The total number of active drilling rigs for oil and gas in the United States saw fell this week, according to new data that Baker Hughes published on Friday, after holding steady in the week prior.
The total rig count fell by a single rig to 584, according to Baker Hughes, down more than 5% from this same time last year.
The number of oil rigs fell by one this week to 478—down by 22 compared to this time last year. The number of gas rigs also fell by a single rig, landing at 101, a loss of 13 active gas rigs from this time last year.
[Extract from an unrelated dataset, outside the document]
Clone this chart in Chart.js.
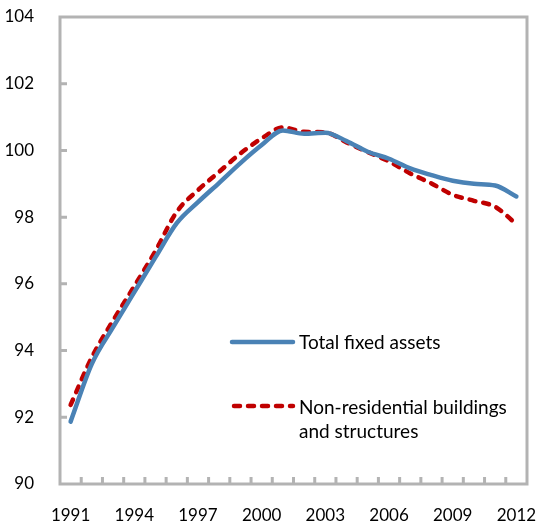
<!DOCTYPE html>
<html>
<head>
<meta charset="utf-8">
<script src="https://cdn.jsdelivr.net/npm/chart.js@4"></script>
<style>
  html, body { margin: 0; padding: 0; background: #fff; }
  #wrap { width: 540px; height: 522px; position: relative; }
</style>
</head>
<body>
<div id="wrap"><canvas id="chart" width="540" height="522"></canvas></div>
<script>
// Chart data
const years = ['1991', '1992', '1993', '1994', '1995', '1996', '1997', '1998', '1999', '2000', '2001',
  '2002', '2003', '2004', '2005', '2006', '2007', '2008', '2009', '2010', '2011', '2012'];
const totalFixedAssets = [91.87, 93.6, 94.7, 95.75, 96.8, 97.82, 98.45, 99.03, 99.62, 100.16, 100.6,
  100.5, 100.53, 100.28, 99.96, 99.75, 99.46, 99.26, 99.09, 99.0, 98.95, 98.62];
const nonResidential = [92.37, 93.8, 94.9, 95.93, 96.99, 98.16, 98.81, 99.36, 99.91, 100.36, 100.69,
  100.56, 100.54, 100.24, 99.95, 99.67, 99.31, 99.01, 98.67, 98.49, 98.31, 97.79];
const yMin = 90;
const yMax = 104;
const yStep = 2;
const labelEvery = 3;

const FONT = 'Lato, "Liberation Sans", sans-serif';
const TEXT_COLOR = '#000';
const AXIS_COLOR = '#b3b3b3';

// Frame, inward tick marks and the legend
const framePlugin = {
  id: 'frame',
  afterDatasetsDraw(chart) {
    const { ctx, chartArea: a, scales } = chart;
    ctx.save();
    ctx.strokeStyle = AXIS_COLOR;
    ctx.lineWidth = 3;
    ctx.strokeRect(a.left, a.top, a.right - a.left, a.bottom - a.top);

    const tickLen = 7;
    ctx.beginPath();
    const xs = scales.x;
    for (let i = 0; i < years.length - 1; i++) {
      const px = (xs.getPixelForValue(i) + xs.getPixelForValue(i + 1)) / 2;
      ctx.moveTo(px, a.bottom);
      ctx.lineTo(px, a.bottom - tickLen);
    }
    const ys = scales.y;
    ys.ticks.forEach(t => {
      if (t.value === yMin || t.value === yMax) return;
      const py = ys.getPixelForValue(t.value);
      ctx.moveTo(a.left, py);
      ctx.lineTo(a.left + tickLen, py);
    });
    ctx.stroke();

    // Legend inside the plot
    const lx0 = 232, lx1 = 293, tx = 299;
    ctx.lineCap = 'round';
    ctx.lineWidth = 4.5;
    ctx.strokeStyle = chart.data.datasets[0].borderColor;
    ctx.beginPath();
    ctx.moveTo(lx0, 342);
    ctx.lineTo(lx1, 342);
    ctx.stroke();

    ctx.strokeStyle = chart.data.datasets[1].borderColor;
    ctx.setLineDash([6, 8]);
    ctx.beginPath();
    ctx.moveTo(lx0 + 2, 406);
    ctx.lineTo(lx1, 406);
    ctx.stroke();
    ctx.setLineDash([]);

    ctx.fillStyle = TEXT_COLOR;
    ctx.font = '19px ' + FONT;
    ctx.textBaseline = 'middle';
    ctx.textAlign = 'left';
    ctx.fillText(chart.data.datasets[0].label, tx, 343);
    ctx.fillText('Non-residential buildings', tx, 408);
    ctx.fillText('and structures', tx, 432);
    ctx.restore();
  }
};

// keep the plot area fixed by the layout padding, not by label overflow
function clearPadding(s) {
  s.paddingTop = 0;
  s.paddingBottom = 0;
  s.paddingLeft = 0;
  s.paddingRight = 0;
}

const ctx = document.getElementById('chart').getContext('2d');
new Chart(ctx, {
  type: 'line',
  data: {
    labels: years,
    datasets: [{
      label: 'Total fixed assets',
      data: totalFixedAssets,
      borderColor: '#4a82b5',
      borderWidth: 4.5,
      borderCapStyle: 'round',
      borderJoinStyle: 'round',
      pointRadius: 0,
      cubicInterpolationMode: 'monotone'
    }, {
      label: 'Non-residential buildings and structures',
      data: nonResidential,
      borderColor: '#c00000',
      borderWidth: 4.5,
      borderDash: [6, 8],
      borderCapStyle: 'round',
      borderJoinStyle: 'round',
      pointRadius: 0,
      cubicInterpolationMode: 'monotone'
    }]
  },
  options: {
    responsive: false,
    animation: false,
    layout: { padding: { top: 17, right: 13, left: 0, bottom: 0 } },
    plugins: {
      legend: { display: false },
      tooltip: { enabled: false }
    },
    scales: {
      x: {
        type: 'category',
        offset: true,
        grid: { display: false },
        border: { display: false },
        ticks: {
          autoSkip: false,
          maxRotation: 0,
          padding: 13,
          color: TEXT_COLOR,
          font: { family: FONT, size: 17 },
          callback: (v, i) => (i % labelEvery === 0 ? years[i] : '')
        },
        afterFit: s => { s.height = 38; clearPadding(s); }
      },
      y: {
        min: yMin,
        max: yMax,
        grid: { display: false },
        border: { display: false },
        ticks: {
          stepSize: yStep,
          padding: 18,
          color: TEXT_COLOR,
          font: { family: FONT, size: 17 }
        },
        afterFit: s => { s.width = 60; clearPadding(s); }
      }
    }
  },
  plugins: [framePlugin]
});
</script>
</body>
</html>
Miscellaneous rigs rose by 1 to 5.
Meanwhile, U.S. crude oil production retreated 100,000 bpd from its highest level ever in the week ending November 8 to an estimated 13.4 million bpd—ending its four week streak, Energy Information Administration (EIA) data shows.
Primary Vision’s Frac Spread Count, an estimate of the number of crews completing wells that are unfinished, fell again in the week ending November 8, from 232 to 227—down 9 from the beginning of the year.
Drilling activity in the Permian stayed at 303—a figure that is 8 fewer than this same time last year. The count in the Eagle Ford also stayed the same at 48. Rigs in the Eagle Ford are now just 2 below where they were this time last year.
Oil prices were trading down on Friday before the data release. At 12:45 p.m. ET, the WTI benchmark was trading down $1.35(-1.97%) on the day at $67.35, down nearly $3 per barrel compared to last Friday’s price. The Brent benchmark was trading down $1.24 (-1.71%) on the day at $71.32—down just over $2 per barrel compared to last Friday’s price.